:: DATASET SECTION ::

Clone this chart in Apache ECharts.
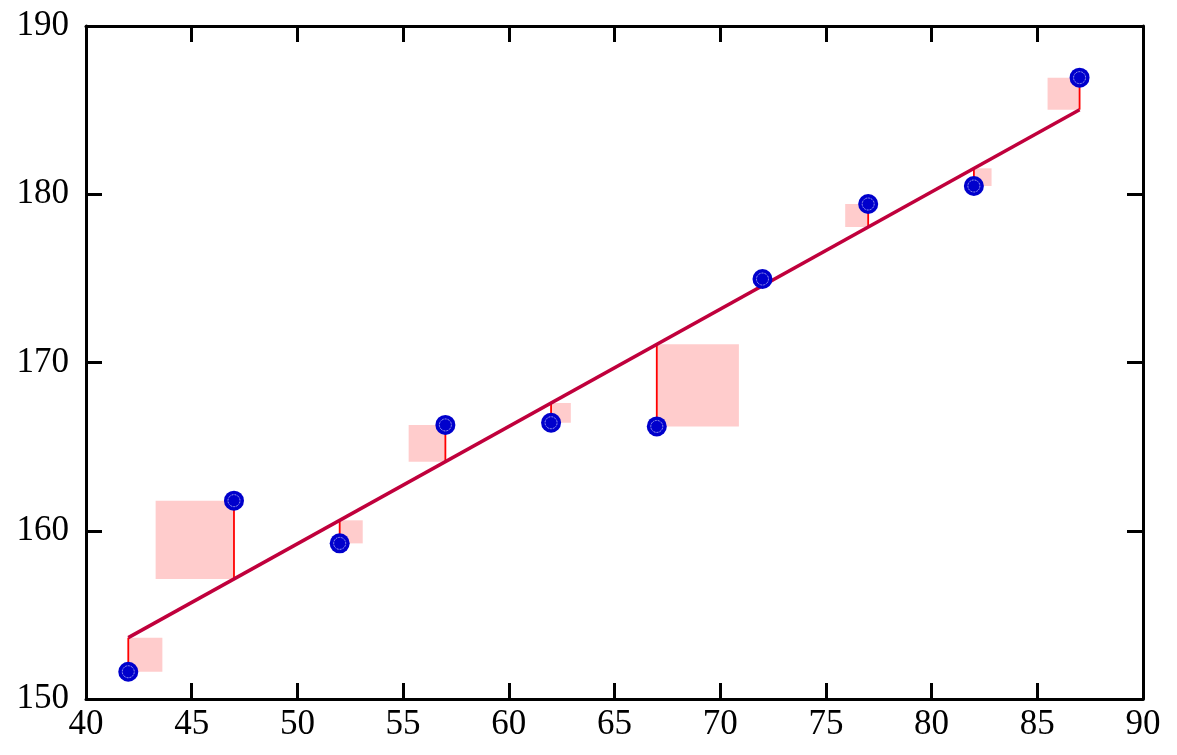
<!DOCTYPE html>
<html>
<head>
<meta charset="utf-8">
<script src="https://cdn.jsdelivr.net/npm/echarts@6/dist/echarts.min.js"></script>
<style>html,body{margin:0;padding:0;background:#fff;}#c{width:1177px;height:755px;}</style>
</head>
<body>
<div id="c"></div>
<script>
const xValues = [42, 47, 52, 57, 62, 67, 72, 77, 82, 87];
const yValues = [151.62, 161.79, 159.25, 166.29, 166.42, 166.2, 174.96, 179.42, 180.49, 186.93];
const xTicks = [40, 45, 50, 55, 60, 65, 70, 75, 80, 85, 90];
const yTicks = [150, 160, 170, 180, 190];

// least-squares fit of the data
const n = xValues.length;
const mx = xValues.reduce((a, b) => a + b, 0) / n;
const my = yValues.reduce((a, b) => a + b, 0) / n;
let sxy = 0, sxx = 0;
for (let i = 0; i < n; i++) { sxy += (xValues[i] - mx) * (yValues[i] - my); sxx += (xValues[i] - mx) ** 2; }
const slope = sxy / sxx;
const intercept = my - slope * mx;
const fit = x => intercept + slope * x;

const points = xValues.map((x, i) => [x, yValues[i]]);
const resid = xValues.map((x, i) => [x, yValues[i], fit(x)]);
const fitLine = [[xValues[0], fit(xValues[0])], [xValues[n - 1], fit(xValues[n - 1])]];

const font = 'Liberation Serif';
const axisCommon = {
  type: 'value', min: 40, max: 90, interval: 5,
  axisLine: { show: true, lineStyle: { color: '#000', width: 3 } },
  axisTick: { show: true, inside: true, length: 16, lineStyle: { color: '#000', width: 3 } },
  splitLine: { show: false }
};
const chart = echarts.init(document.getElementById('c'));
chart.setOption({
  animation: false,
  backgroundColor: '#fff',
  grid: { left: 86, right: 34, top: 26, bottom: 56 },
  xAxis: [
    Object.assign({}, axisCommon, { position: 'bottom',
      axisLabel: { color: '#000', fontFamily: font, fontSize: 35, margin: 8, formatter: v => xTicks.includes(v) ? String(v) : '' } }),
    Object.assign({}, axisCommon, { position: 'top', axisLabel: { show: false } })
  ],
  yAxis: [
    Object.assign({}, axisCommon, { min: 150, max: 190, interval: 10, position: 'left',
      axisLabel: { color: '#000', fontFamily: font, fontSize: 35, margin: 17, formatter: v => yTicks.includes(v) ? String(v) : '' } }),
    Object.assign({}, axisCommon, { min: 150, max: 190, interval: 10, position: 'right', axisLabel: { show: false } })
  ],
  series: [
    {
      type: 'custom', data: resid, z: 1, silent: true,
      renderItem: (params, api) => {
        const x = api.value(0), y = api.value(1), f = api.value(2);
        const p = api.coord([x, y]), q = api.coord([x, f]);
        const side = Math.abs(p[1] - q[1]);
        const left = y > f ? p[0] - side : p[0];
        return { type: 'rect', shape: { x: left, y: Math.min(p[1], q[1]), width: side, height: side },
          style: { fill: '#ffcccc' } };
      }
    },
    {
      type: 'custom', data: resid, z: 2, silent: true,
      renderItem: (params, api) => {
        const x = api.value(0);
        const p = api.coord([x, api.value(1)]), q = api.coord([x, api.value(2)]);
        return { type: 'line', shape: { x1: p[0], y1: p[1], x2: q[0], y2: q[1] },
          style: { stroke: '#ff0000', lineWidth: 1.8 } };
      }
    },
    {
      type: 'line', data: fitLine, z: 3, symbol: 'none',
      lineStyle: { color: '#c0003c', width: 3.5 }
    },
    {
      type: 'scatter', data: points, z: 4, symbol: 'circle', symbolSize: 20,
      itemStyle: { color: '#0000cc', opacity: 1, borderWidth: 0 }
    },
    {
      type: 'scatter', data: points, z: 5, symbol: 'circle', symbolSize: 12,
      itemStyle: { color: 'rgba(0,0,0,0)', opacity: 1, borderColor: '#ffffff', borderWidth: 0.8, borderType: 'dotted' }
    }
  ]
});
</script>
</body>
</html>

:::

All the material shown above is to be copied exactly, with no pictures carried over.

TASK SOLUTION
Clone this chart in Apache ECharts.
<!DOCTYPE html>
<html>
<head>
<meta charset="utf-8">
<script src="https://cdn.jsdelivr.net/npm/echarts@6/dist/echarts.min.js"></script>
<style>html,body{margin:0;padding:0;background:#fff;}#c{width:1177px;height:755px;}</style>
</head>
<body>
<div id="c"></div>
<script>
const xValues = [42, 47, 52, 57, 62, 67, 72, 77, 82, 87];
const yValues = [151.62, 161.79, 159.25, 166.29, 166.42, 166.2, 174.96, 179.42, 180.49, 186.93];
const xTicks = [40, 45, 50, 55, 60, 65, 70, 75, 80, 85, 90];
const yTicks = [150, 160, 170, 180, 190];

// least-squares fit of the data
const n = xValues.length;
const mx = xValues.reduce((a, b) => a + b, 0) / n;
const my = yValues.reduce((a, b) => a + b, 0) / n;
let sxy = 0, sxx = 0;
for (let i = 0; i < n; i++) { sxy += (xValues[i] - mx) * (yValues[i] - my); sxx += (xValues[i] - mx) ** 2; }
const slope = sxy / sxx;
const intercept = my - slope * mx;
const fit = x => intercept + slope * x;

const points = xValues.map((x, i) => [x, yValues[i]]);
const resid = xValues.map((x, i) => [x, yValues[i], fit(x)]);
const fitLine = [[xValues[0], fit(xValues[0])], [xValues[n - 1], fit(xValues[n - 1])]];

const font = 'Liberation Serif';
const axisCommon = {
  type: 'value', min: 40, max: 90, interval: 5,
  axisLine: { show: true, lineStyle: { color: '#000', width: 3 } },
  axisTick: { show: true, inside: true, length: 16, lineStyle: { color: '#000', width: 3 } },
  splitLine: { show: false }
};
const chart = echarts.init(document.getElementById('c'));
chart.setOption({
  animation: false,
  backgroundColor: '#fff',
  grid: { left: 86, right: 34, top: 26, bottom: 56 },
  xAxis: [
    Object.assign({}, axisCommon, { position: 'bottom',
      axisLabel: { color: '#000', fontFamily: font, fontSize: 35, margin: 8, formatter: v => xTicks.includes(v) ? String(v) : '' } }),
    Object.assign({}, axisCommon, { position: 'top', axisLabel: { show: false } })
  ],
  yAxis: [
    Object.assign({}, axisCommon, { min: 150, max: 190, interval: 10, position: 'left',
      axisLabel: { color: '#000', fontFamily: font, fontSize: 35, margin: 17, formatter: v => yTicks.includes(v) ? String(v) : '' } }),
    Object.assign({}, axisCommon, { min: 150, max: 190, interval: 10, position: 'right', axisLabel: { show: false } })
  ],
  series: [
    {
      type: 'custom', data: resid, z: 1, silent: true,
      renderItem: (params, api) => {
        const x = api.value(0), y = api.value(1), f = api.value(2);
        const p = api.coord([x, y]), q = api.coord([x, f]);
        const side = Math.abs(p[1] - q[1]);
        const left = y > f ? p[0] - side : p[0];
        return { type: 'rect', shape: { x: left, y: Math.min(p[1], q[1]), width: side, height: side },
          style: { fill: '#ffcccc' } };
      }
    },
    {
      type: 'custom', data: resid, z: 2, silent: true,
      renderItem: (params, api) => {
        const x = api.value(0);
        const p = api.coord([x, api.value(1)]), q = api.coord([x, api.value(2)]);
        return { type: 'line', shape: { x1: p[0], y1: p[1], x2: q[0], y2: q[1] },
          style: { stroke: '#ff0000', lineWidth: 1.8 } };
      }
    },
    {
      type: 'line', data: fitLine, z: 3, symbol: 'none',
      lineStyle: { color: '#c0003c', width: 3.5 }
    },
    {
      type: 'scatter', data: points, z: 4, symbol: 'circle', symbolSize: 20,
      itemStyle: { color: '#0000cc', opacity: 1, borderWidth: 0 }
    },
    {
      type: 'scatter', data: points, z: 5, symbol: 'circle', symbolSize: 12,
      itemStyle: { color: 'rgba(0,0,0,0)', opacity: 1, borderColor: '#ffffff', borderWidth: 0.8, borderType: 'dotted' }
    }
  ]
});
</script>
</body>
</html>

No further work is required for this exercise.